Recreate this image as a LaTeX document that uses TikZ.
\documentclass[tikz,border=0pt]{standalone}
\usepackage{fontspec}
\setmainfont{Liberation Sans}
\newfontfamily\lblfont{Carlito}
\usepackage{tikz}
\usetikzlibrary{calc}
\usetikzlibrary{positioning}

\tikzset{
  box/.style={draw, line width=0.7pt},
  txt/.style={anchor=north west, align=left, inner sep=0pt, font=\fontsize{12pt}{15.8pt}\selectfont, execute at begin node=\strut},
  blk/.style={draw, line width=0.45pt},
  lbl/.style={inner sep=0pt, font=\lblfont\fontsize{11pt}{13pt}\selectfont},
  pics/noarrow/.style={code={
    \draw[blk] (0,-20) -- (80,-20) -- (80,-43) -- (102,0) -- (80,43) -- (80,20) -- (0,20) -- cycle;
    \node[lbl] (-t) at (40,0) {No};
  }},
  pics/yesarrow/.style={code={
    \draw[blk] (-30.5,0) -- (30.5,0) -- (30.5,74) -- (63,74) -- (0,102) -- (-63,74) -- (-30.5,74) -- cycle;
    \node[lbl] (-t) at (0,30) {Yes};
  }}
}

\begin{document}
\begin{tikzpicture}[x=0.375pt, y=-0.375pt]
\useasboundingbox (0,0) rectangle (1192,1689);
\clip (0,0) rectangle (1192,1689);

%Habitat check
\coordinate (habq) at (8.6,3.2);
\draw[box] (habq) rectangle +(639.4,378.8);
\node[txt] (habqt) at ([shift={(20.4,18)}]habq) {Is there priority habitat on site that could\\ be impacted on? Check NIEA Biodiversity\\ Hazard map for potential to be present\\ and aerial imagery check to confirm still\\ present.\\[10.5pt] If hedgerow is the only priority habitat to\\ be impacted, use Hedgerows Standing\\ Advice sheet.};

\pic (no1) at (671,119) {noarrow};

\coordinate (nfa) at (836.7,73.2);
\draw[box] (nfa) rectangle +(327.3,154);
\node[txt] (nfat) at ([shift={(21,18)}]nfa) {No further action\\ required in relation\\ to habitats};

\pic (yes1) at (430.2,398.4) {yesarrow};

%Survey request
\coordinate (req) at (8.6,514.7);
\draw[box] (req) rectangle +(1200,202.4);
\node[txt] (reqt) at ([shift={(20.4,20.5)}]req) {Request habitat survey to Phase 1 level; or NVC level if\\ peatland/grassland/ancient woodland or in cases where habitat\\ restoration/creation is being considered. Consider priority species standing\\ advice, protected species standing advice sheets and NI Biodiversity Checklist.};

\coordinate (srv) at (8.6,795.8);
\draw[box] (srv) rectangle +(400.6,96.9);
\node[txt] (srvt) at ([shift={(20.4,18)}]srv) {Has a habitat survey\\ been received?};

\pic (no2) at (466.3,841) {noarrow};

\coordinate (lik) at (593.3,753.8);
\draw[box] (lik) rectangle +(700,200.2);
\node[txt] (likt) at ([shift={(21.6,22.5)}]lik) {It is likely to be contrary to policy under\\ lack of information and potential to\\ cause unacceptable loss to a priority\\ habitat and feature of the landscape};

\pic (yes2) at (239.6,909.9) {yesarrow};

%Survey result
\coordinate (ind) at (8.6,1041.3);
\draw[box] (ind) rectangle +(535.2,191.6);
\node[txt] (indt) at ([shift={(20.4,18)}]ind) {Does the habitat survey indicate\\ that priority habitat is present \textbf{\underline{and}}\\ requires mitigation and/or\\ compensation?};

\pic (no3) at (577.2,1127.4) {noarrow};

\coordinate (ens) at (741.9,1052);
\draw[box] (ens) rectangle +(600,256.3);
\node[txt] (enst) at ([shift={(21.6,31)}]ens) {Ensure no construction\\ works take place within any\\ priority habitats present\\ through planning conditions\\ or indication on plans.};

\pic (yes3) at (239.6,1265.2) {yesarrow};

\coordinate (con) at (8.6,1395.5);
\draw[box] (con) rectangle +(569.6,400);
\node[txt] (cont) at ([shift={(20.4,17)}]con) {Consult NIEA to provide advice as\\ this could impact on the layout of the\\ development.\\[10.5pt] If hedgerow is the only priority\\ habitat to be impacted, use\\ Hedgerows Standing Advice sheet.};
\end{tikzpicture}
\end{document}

###

Extract the complete data, matching each line exactly.

Recreate this image as a LaTeX document that uses TikZ.
\documentclass[tikz,border=0pt]{standalone}
\usepackage{fontspec}
\setmainfont{Liberation Sans}
\newfontfamily\lblfont{Carlito}
\usepackage{tikz}
\usetikzlibrary{calc}
\usetikzlibrary{positioning}

\tikzset{
  box/.style={draw, line width=0.7pt},
  txt/.style={anchor=north west, align=left, inner sep=0pt, font=\fontsize{12pt}{15.8pt}\selectfont, execute at begin node=\strut},
  blk/.style={draw, line width=0.45pt},
  lbl/.style={inner sep=0pt, font=\lblfont\fontsize{11pt}{13pt}\selectfont},
  pics/noarrow/.style={code={
    \draw[blk] (0,-20) -- (80,-20) -- (80,-43) -- (102,0) -- (80,43) -- (80,20) -- (0,20) -- cycle;
    \node[lbl] (-t) at (40,0) {No};
  }},
  pics/yesarrow/.style={code={
    \draw[blk] (-30.5,0) -- (30.5,0) -- (30.5,74) -- (63,74) -- (0,102) -- (-63,74) -- (-30.5,74) -- cycle;
    \node[lbl] (-t) at (0,30) {Yes};
  }}
}

\begin{document}
\begin{tikzpicture}[x=0.375pt, y=-0.375pt]
\useasboundingbox (0,0) rectangle (1192,1689);
\clip (0,0) rectangle (1192,1689);

%Habitat check
\coordinate (habq) at (8.6,3.2);
\draw[box] (habq) rectangle +(639.4,378.8);
\node[txt] (habqt) at ([shift={(20.4,18)}]habq) {Is there priority habitat on site that could\\ be impacted on? Check NIEA Biodiversity\\ Hazard map for potential to be present\\ and aerial imagery check to confirm still\\ present.\\[10.5pt] If hedgerow is the only priority habitat to\\ be impacted, use Hedgerows Standing\\ Advice sheet.};

\pic (no1) at (671,119) {noarrow};

\coordinate (nfa) at (836.7,73.2);
\draw[box] (nfa) rectangle +(327.3,154);
\node[txt] (nfat) at ([shift={(21,18)}]nfa) {No further action\\ required in relation\\ to habitats};

\pic (yes1) at (430.2,398.4) {yesarrow};

%Survey request
\coordinate (req) at (8.6,514.7);
\draw[box] (req) rectangle +(1200,202.4);
\node[txt] (reqt) at ([shift={(20.4,20.5)}]req) {Request habitat survey to Phase 1 level; or NVC level if\\ peatland/grassland/ancient woodland or in cases where habitat\\ restoration/creation is being considered. Consider priority species standing\\ advice, protected species standing advice sheets and NI Biodiversity Checklist.};

\coordinate (srv) at (8.6,795.8);
\draw[box] (srv) rectangle +(400.6,96.9);
\node[txt] (srvt) at ([shift={(20.4,18)}]srv) {Has a habitat survey\\ been received?};

\pic (no2) at (466.3,841) {noarrow};

\coordinate (lik) at (593.3,753.8);
\draw[box] (lik) rectangle +(700,200.2);
\node[txt] (likt) at ([shift={(21.6,22.5)}]lik) {It is likely to be contrary to policy under\\ lack of information and potential to\\ cause unacceptable loss to a priority\\ habitat and feature of the landscape};

\pic (yes2) at (239.6,909.9) {yesarrow};

%Survey result
\coordinate (ind) at (8.6,1041.3);
\draw[box] (ind) rectangle +(535.2,191.6);
\node[txt] (indt) at ([shift={(20.4,18)}]ind) {Does the habitat survey indicate\\ that priority habitat is present \textbf{\underline{and}}\\ requires mitigation and/or\\ compensation?};

\pic (no3) at (577.2,1127.4) {noarrow};

\coordinate (ens) at (741.9,1052);
\draw[box] (ens) rectangle +(600,256.3);
\node[txt] (enst) at ([shift={(21.6,31)}]ens) {Ensure no construction\\ works take place within any\\ priority habitats present\\ through planning conditions\\ or indication on plans.};

\pic (yes3) at (239.6,1265.2) {yesarrow};

\coordinate (con) at (8.6,1395.5);
\draw[box] (con) rectangle +(569.6,400);
\node[txt] (cont) at ([shift={(20.4,17)}]con) {Consult NIEA to provide advice as\\ this could impact on the layout of the\\ development.\\[10.5pt] If hedgerow is the only priority\\ habitat to be impacted, use\\ Hedgerows Standing Advice sheet.};
\end{tikzpicture}
\end{document}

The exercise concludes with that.